Protocol Conformance and Class Inheritance Constraints

The most fundamental constraint requires a generic type parameter to either conform to a specific protocol or inherit from a specific base class. 
class BaseClass {}

// Protocol Conformance Constraint
func evaluate<T: Equatable>(item: T) {}

// Class Inheritance Constraint
class Node<T: BaseClass> {}

// Multiple Constraints (Protocol Composition)
struct Storage<T: Hashable & Codable> {}
In the syntax <T: Constraint>, the compiler guarantees that any concrete type bound to T satisfies the Constraint. If Constraint is a class, T must be that concrete class or a subclass. If Constraint is a protocol, T must conform to it.

Reference Type Constraints (AnyObject)

To restrict a generic type parameter exclusively to reference types (classes), Swift provides the AnyObject constraint. This prevents value types (structs or enums) from being substituted for the generic parameter. 
// T must be a class type
class ReferenceManager<T: AnyObject> { /* implementation */ }

Opaque Type Parameters (some Keyword)

Introduced in Swift 5.7, the some keyword provides syntactic sugar for declaring unnamed generic parameters with protocol conformance constraints. Instead of declaring a generic type parameter in angle brackets, some Protocol can be used directly in the function parameter list. 
// Traditional generic constraint
func process<T: Equatable>(item: T) {}

// Modern equivalent using 'some'
func process(item: some Equatable) {}
This approach is preferred for its readability when the generic type parameter is only referenced once in the signature and does not need to be explicitly named for type equality elsewhere.

The Generic where Clause

For complex constraint requirements, Swift utilizes the where clause. This is appended to the end of a declaration signature and allows for constraints on associated types, as well as equality constraints between different generic parameters.

Associated Type Constraints

You can constrain the associated types of a generic parameter that conforms to a protocol. 
func process<T: Sequence>(collection: T) where T.Element: Numeric {}
Here, T is constrained to be a Sequence, and the where clause further constrains the Element associated type of that sequence to conform to the Numeric protocol.

Type Equality Constraints

The where clause can enforce that two generic parameters, or their associated types, resolve to the exact same concrete type using the == operator. 
func merge<T: Sequence, U: Sequence>(first: T, second: U) 
    where T.Element == U.Element {}
This signature dictates that while T and U can be entirely different sequence types, their underlying Element types must be identical.
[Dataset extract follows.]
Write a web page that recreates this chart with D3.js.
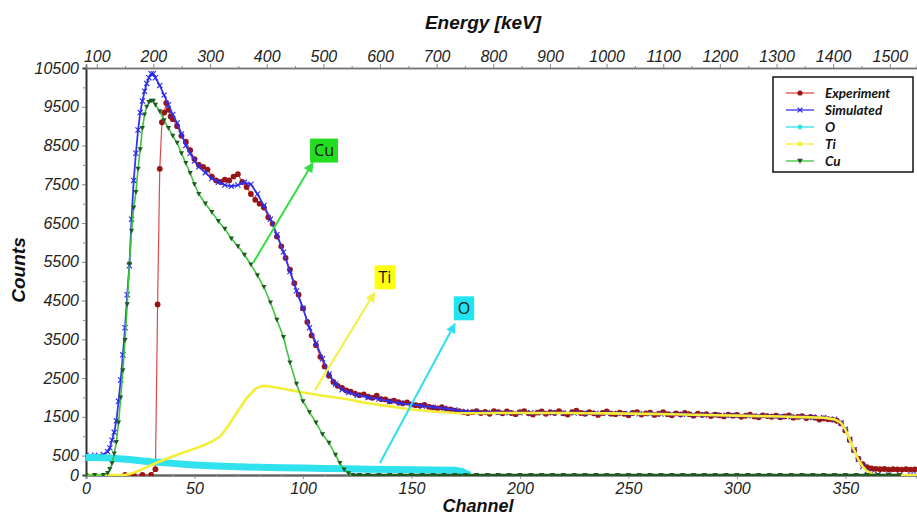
<!DOCTYPE html>
<html><head><meta charset="utf-8">
<script src="https://cdn.jsdelivr.net/npm/d3@7"></script>
<style>
body{margin:0;background:#fff;}
svg{display:block;font-family:"Liberation Sans",Arial,sans-serif;}
</style>
</head><body>
<svg id="chart" width="917" height="517"></svg>
<script>
// ---------- data ----------
const channelTicks = [0,50,100,150,200,250,300,350];
const energyTicks = [100,200,300,400,500,600,700,800,900,1000,1100,1200,1300,1400,1500];
const countTicks = [0,500,1500,2500,3500,4500,5500,6500,7500,8500,9500,10500];
const seriesNames = ["Experiment","Simulated","O","Ti","Cu"];

const expChannel = [18,22,26,30,32,33,34,35,36,37,38,39,40,
 42,44,46,48,50,52,54,56,58,60,62,64,66,68,70,72,74,76,78,80,82,84,86,88,90,92,94,96,98,100,
 102,104,106,108,110,112,114,116,118,120,122,124,126,128,130,132,134,136,138,140,142,144,146,148,150,
 152,154,156,158,160,162,164,166,168,170,172,174,176,178,180,182,184,186,188,190,192,194,196,198,200,
 202,204,206,208,210,212,214,216,218,220,222,224,226,228,230,232,234,236,238,240,242,244,246,248,250,
 252,254,256,258,260,262,264,266,268,270,272,274,276,278,280,282,284,286,288,290,292,294,296,298,300,
 302,304,306,308,310,312,314,316,318,320,322,324,326,328,330,332,334,336,338,340,342,344,346,348,350,
 352,354,356,358,360,362,364,366,368,370,372,374,376,378,380,382];
const expCounts = [0,0,0,0,150,4400,7900,9100,9350,9600,9420,9250,9180,
 9000,8750,8600,8380,8150,8000,7950,7880,7700,7600,7560,7620,7600,7700,7760,7560,7430,7250,7100,7000,6900,6650,6480,6150,5900,5600,5300,4950,4650,4300,
 3950,3600,3350,3050,2800,2560,2400,2300,2250,2180,2150,2100,2060,2080,2020,1990,2050,1960,1950,1900,1920,1880,1850,1870,1820,
 1800,1790,1810,1760,1740,1720,1750,1700,1690,1660,1650,1620,1600,1620,1650,1600,1630,1580,1650,1620,1590,1640,1600,1570,1620,
 1650,1590,1560,1610,1640,1580,1620,1600,1650,1590,1560,1620,1660,1600,1580,1620,1590,1550,1600,1640,1580,1570,1610,1580,1540,
 1600,1620,1560,1590,1610,1550,1580,1620,1570,1540,1590,1560,1600,1570,1530,1580,1550,1570,1520,1560,1540,1510,1560,1530,1550,
 1500,1530,1560,1510,1490,1540,1520,1500,1530,1490,1510,1540,1480,1500,1520,1470,1500,1480,1430,1460,1440,1430,1400,1330,1150,
 900,640,420,280,200,170,160,150,155,140,150,145,140,150,140,145];

const simChannel = [0,4,8,10,11,12,13,14,15,16,17,18,19,20,21,22,23,24,25,26,27,28,29,30,31,32,34,36,38,40,
 42,44,46,48,50,52,55,58,61,64,67,70,73,76,79,82,85,88,91,94,97,100,103,106,109,112,115,118,121,125,
 130,135,140,145,150,155,160,165,170,175,180,185,190,195,200,205,210,215,220,225,230,235,240,245,250,
 255,260,265,270,275,280,285,290,295,300,305,310,315,320,325,330,335,340,345,348,350,352,354,356,358,
 360,362,365,370,375,380,383];
const simCounts = [510,510,530,600,700,900,1100,1400,1900,2450,3100,3800,4650,5400,6600,7600,8300,8900,9350,9650,9900,10100,10250,10350,10350,10250,10050,9800,9550,9300,
 9080,8800,8500,8300,8100,7950,7800,7650,7550,7480,7450,7480,7550,7500,7250,6950,6600,6200,5750,5250,4750,4300,3800,3400,3000,2600,2350,2200,2130,2060,
 2000,1960,1900,1850,1820,1780,1750,1720,1680,1640,1620,1615,1610,1605,1605,1605,1605,1605,1600,1600,1598,1595,1592,1590,1585,
 1580,1578,1572,1568,1562,1556,1550,1545,1540,1534,1528,1522,1516,1510,1503,1496,1489,1480,1440,1350,1180,920,650,400,220,
 100,40,10,0,0,0,0];

const oChannel = [0,5,10,15,20,25,30,35,40,45,50,55,60,70,80,90,100,110,120,130,140,150,160,170,173,175,177];
const oCounts = [450,450,440,420,400,370,340,320,300,280,260,245,235,215,200,190,180,170,160,150,145,138,132,125,100,40,0];

const tiChannel = [0,18,22,26,30,34,38,42,46,50,54,58,62,66,70,74,78,81,84,88,92,96,100,105,110,115,120,125,130,135,
 140,145,150,155,160,165,170,175,180,190,200,210,220,230,240,250,260,270,280,290,300,310,320,330,340,345,348,350,352,354,
 356,358,360,362,365,370,383];
const tiCounts = [0,0,60,150,250,350,440,520,600,680,760,860,1000,1300,1650,1980,2220,2300,2290,2250,2210,2170,2130,2085,2040,2000,1960,1900,1850,1810,
 1770,1730,1690,1665,1640,1620,1600,1595,1595,1598,1600,1600,1598,1595,1590,1584,1576,1566,1555,1543,1532,1520,1508,1494,1478,1435,1345,1172,912,645,
 395,215,95,35,8,0,0];

const cuChannel = [0,4,8,10,11,12,13,14,15,16,17,18,19,20,21,22,23,24,25,26,27,28,29,30,31,32,34,36,38,40,
 42,44,46,48,50,52,55,58,61,64,67,70,73,76,79,82,85,88,91,94,97,100,103,106,109,112,115,117,119,121,
 123,126,130,135,140,145,150,155,160,165,170,175,180,185,190,195,200,205,210,215,220,225,230,235,240,245,250,
 255,260,265,270,275,280,285,290,295,300,305,310,315,320,325,330,335,340,345,350,355,360,365,370,375,380];
const cuCounts = [0,0,0,50,150,300,550,850,1350,2000,2700,3480,4400,5450,6300,6900,7300,7900,8400,8950,9300,9500,9620,9650,9650,9550,9380,9150,8950,8750,
 8570,8300,8050,7790,7500,7250,7000,6780,6550,6350,6100,5900,5680,5430,5150,4850,4450,4000,3560,2900,2350,1900,1620,1350,1050,830,520,310,140,40,
 0,0,0,0,0,0,0,0,0,0,0,0,0,0,0,0,0,0,0,0,0,0,0,0,0,0,0,
 0,0,0,0,0,0,0,0,0,0,0,0,0,0,0,0,0,0,0,0,0,0,0,0,0];

// annotations (data coordinates)
const annLabels = ["Cu","Ti","O"];
const annFrom = [[77,5470],[105.5,2190],[135.5,310]];
const annTo = [[104.5,8050],[133,4700],[170,3900]];
const annBox = [[109.7,8370],[137.8,5100],[174.2,4300]];

// ---------- drawing ----------
const svg = d3.select("#chart");
const L=86, R=917, T=68, B=475;
const x = d3.scaleLinear().domain([0,383]).range([L,R]);
const xE = d3.scaleLinear().domain([81,1548]).range([L,R]);
const y = d3.scaleLinear().domain([0,10500]).range([B,T]);

svg.append("rect").attr("width",917).attr("height",517).attr("fill","#fff");

const defs = svg.append("defs");
defs.append("clipPath").attr("id","clip").append("rect")
  .attr("x",L).attr("y",T-8).attr("width",R-L).attr("height",B-T+9);

const colors = {exp:"#e04848", expM:"#9a1414", sim:"#3434f0", o:"#30e2ee", ti:"#f4ee3a", cu:"#3cc63c", cuM:"#1f5a22"};

const itFont = "italic 16px 'Liberation Sans', Arial, sans-serif";
const fmt = d3.format("d");

// left axis
const gl = svg.append("g").attr("transform",`translate(${L},0)`);
gl.call(d3.axisLeft(y).tickValues(countTicks).tickSize(4).tickPadding(3).tickFormat(fmt));
gl.append("g").call(d3.axisLeft(y).tickValues([1000,2000,3000,4000,5000,6000,7000,8000,9000,10000]).tickSize(3).tickFormat(""));
gl.selectAll("path.domain").attr("stroke","#333").attr("stroke-width",1.6);
gl.selectAll(".tick line").attr("stroke","#888");
gl.selectAll("text").style("font",itFont).attr("fill","#222");

// bottom axis
const gb = svg.append("g").attr("transform",`translate(0,${B})`);
gb.call(d3.axisBottom(x).tickValues(channelTicks).tickSize(4).tickPadding(4).tickFormat(fmt));
gb.append("g").call(d3.axisBottom(x).tickValues(d3.range(10,383,10).filter(v=>v%50)).tickSize(2).tickFormat(""));
gb.selectAll("path.domain").attr("stroke","#666").attr("stroke-width",2);
gb.selectAll(".tick line").attr("stroke","#999");
gb.selectAll("text").style("font",itFont).attr("fill","#222");

// top axis
const gt = svg.append("g").attr("transform",`translate(0,${T})`);
gt.call(d3.axisTop(xE).tickValues(energyTicks).tickSize(4).tickPadding(2).tickFormat(fmt));
gt.append("g").call(d3.axisTop(xE).tickValues(energyTicks.map(v=>v+50).filter(v=>v<1548)).tickSize(2).tickFormat(""));
gt.selectAll("path.domain").attr("stroke","#777").attr("stroke-width",1.5);
gt.selectAll(".tick line").attr("stroke","#888");
gt.selectAll("text").style("font",itFont).attr("fill","#222");

// titles
const titleFont = "italic bold 19px 'Liberation Sans', Arial, sans-serif";
svg.append("text").attr("x",483).attr("y",29).attr("text-anchor","middle")
  .style("font",titleFont).attr("fill","#111").text("Energy [keV]");
svg.append("text").attr("x",478).attr("y",512).attr("text-anchor","middle")
  .style("font","italic bold 18px 'Liberation Sans', Arial, sans-serif").attr("fill","#111").text("Channel");
svg.append("text").attr("transform","translate(25,270) rotate(-90)").attr("text-anchor","middle")
  .style("font",titleFont).attr("fill","#111").text("Counts");

// series
const plot = svg.append("g").attr("clip-path","url(#clip)");
const line = d3.line().x(d=>x(d[0])).y(d=>y(d[1]));
const zipP = (a,b)=>a.map((c,i)=>[c,b[i]]);

const expData = zipP(expChannel, expCounts);
const simData = zipP(simChannel, simCounts);
const oData = zipP(oChannel, oCounts);
const tiData = zipP(tiChannel, tiCounts);
const cuData = zipP(cuChannel, cuCounts);

const xMark = s=>`M${-s},${-s}L${s},${s}M${-s},${s}L${s},${-s}`;
const triDown = s=>`M${-s},${-s*0.8}L${s},${-s*0.8}L0,${s}Z`;

// Experiment
plot.append("path").datum(expData).attr("d",line).attr("fill","none").attr("stroke",colors.exp).attr("stroke-width",1.2);
plot.append("g").selectAll("circle").data(expData).join("circle")
  .attr("cx",d=>x(d[0])).attr("cy",d=>y(d[1])).attr("r",2.9).attr("fill",colors.expM);

// Simulated
plot.append("path").datum(simData).attr("d",line).attr("fill","none").attr("stroke",colors.sim).attr("stroke-width",1.8);
plot.append("g").selectAll("path").data(simData).join("path")
  .attr("transform",d=>`translate(${x(d[0])},${y(d[1])})`).attr("d",xMark(2.6))
  .attr("stroke","#2828e8").attr("stroke-width",1.1).attr("fill","none");

// O
plot.append("path").datum(oData).attr("d",line).attr("fill","none").attr("stroke",colors.o).attr("stroke-width",7).attr("stroke-linejoin","round");

// Ti
plot.append("path").datum(tiData).attr("d",line).attr("fill","none").attr("stroke",colors.ti).attr("stroke-width",2.6).attr("stroke-linejoin","round");

// Cu
plot.append("path").datum(cuData).attr("d",line).attr("fill","none").attr("stroke",colors.cu).attr("stroke-width",1.6);
plot.append("g").selectAll("path").data(cuData).join("path")
  .attr("transform",d=>`translate(${x(d[0])},${y(d[1])})`).attr("d",triDown(2.6))
  .attr("fill",colors.cuM);
plot.append("path").datum(cuData.filter(d=>d[1]===0 && d[0]>=123)).attr("d",line)
  .attr("fill","none").attr("stroke",colors.cuM).attr("stroke-width",2.5);

// annotations
const annFill = ["#22dd22","#ffff10","#22e4f0"];
const annStroke = ["#33dd44","#f2f040","#2ee0ee"];
annLabels.forEach((lab,i)=>{
  const id = "arr"+i;
  defs.append("marker").attr("id",id).attr("viewBox","0 0 10 10").attr("refX",9).attr("refY",5)
    .attr("markerWidth",5).attr("markerHeight",5).attr("orient","auto")
    .append("path").attr("d","M0,0L10,5L0,10Z").attr("fill",annStroke[i]);
  svg.append("line").attr("x1",x(annFrom[i][0])).attr("y1",y(annFrom[i][1]))
    .attr("x2",x(annTo[i][0])).attr("y2",y(annTo[i][1]))
    .attr("stroke",annStroke[i]).attr("stroke-width",2).attr("marker-end",`url(#${id})`);
  const bx = x(annBox[i][0]), by = y(annBox[i][1]);
  const t = svg.append("text").attr("x",bx).attr("y",by).attr("text-anchor","middle").attr("dy","0.36em")
    .style("font","16px 'Open Sans', 'Liberation Sans', sans-serif").attr("fill","#111").text(lab);
  const bb = t.node().getBBox();
  svg.insert("rect", function(){return t.node();})
    .attr("x",bb.x-4).attr("y",by-12).attr("width",bb.width+8).attr("height",24).attr("fill",annFill[i]);
});

// legend
const lg = svg.append("g");
lg.append("rect").attr("x",773).attr("y",77).attr("width",140).attr("height",95)
  .attr("fill","#fff").attr("stroke","#111").attr("stroke-width",1.5);
const lgColor = [colors.exp,colors.sim,colors.o,colors.ti,colors.cu];
const lgMarkColor = [colors.expM,"#2828e8",colors.o,colors.ti,colors.cuM];
seriesNames.forEach((n,i)=>{
  const yy = 93 + i*17;
  lg.append("line").attr("x1",786).attr("x2",814).attr("y1",yy).attr("y2",yy).attr("stroke",lgColor[i]).attr("stroke-width",1.3);
  if(i===0) lg.append("circle").attr("cx",800).attr("cy",yy).attr("r",2.6).attr("fill",lgMarkColor[i]);
  else if(i===1) lg.append("path").attr("transform",`translate(800,${yy})`).attr("d",xMark(2.4)).attr("stroke",lgMarkColor[i]).attr("stroke-width",1.2);
  else if(i===4) lg.append("path").attr("transform",`translate(800,${yy})`).attr("d",triDown(2.8)).attr("fill",lgMarkColor[i]);
  else lg.append("circle").attr("cx",800).attr("cy",yy).attr("r",2.4).attr("fill",lgMarkColor[i]);
  lg.append("text").attr("x",825).attr("y",yy).attr("dy","0.35em")
    .style("font","italic bold 13.5px Lato, 'Open Sans', sans-serif").attr("fill","#111").text(n);
});
</script>
</body></html>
Contextual Constraints via Extensions

Generic constraints can also be applied to extensions of generic types. This conditionally injects methods, computed properties, or protocol conformances into the generic type only when its type parameters satisfy the specified constraints. 
// Constraining an extension using a protocol
extension Array where Element: Comparable { /* implementation */ }

// Constraining an extension using type equality
extension Optional where Wrapped == String { /* implementation */ }
When a constraint is applied to an extension, the compiler evaluates the concrete type at compile-time. If the type parameter meets the where clause criteria, the members of the extension become available; otherwise, they remain inaccessible to that specific instantiation of the generic type.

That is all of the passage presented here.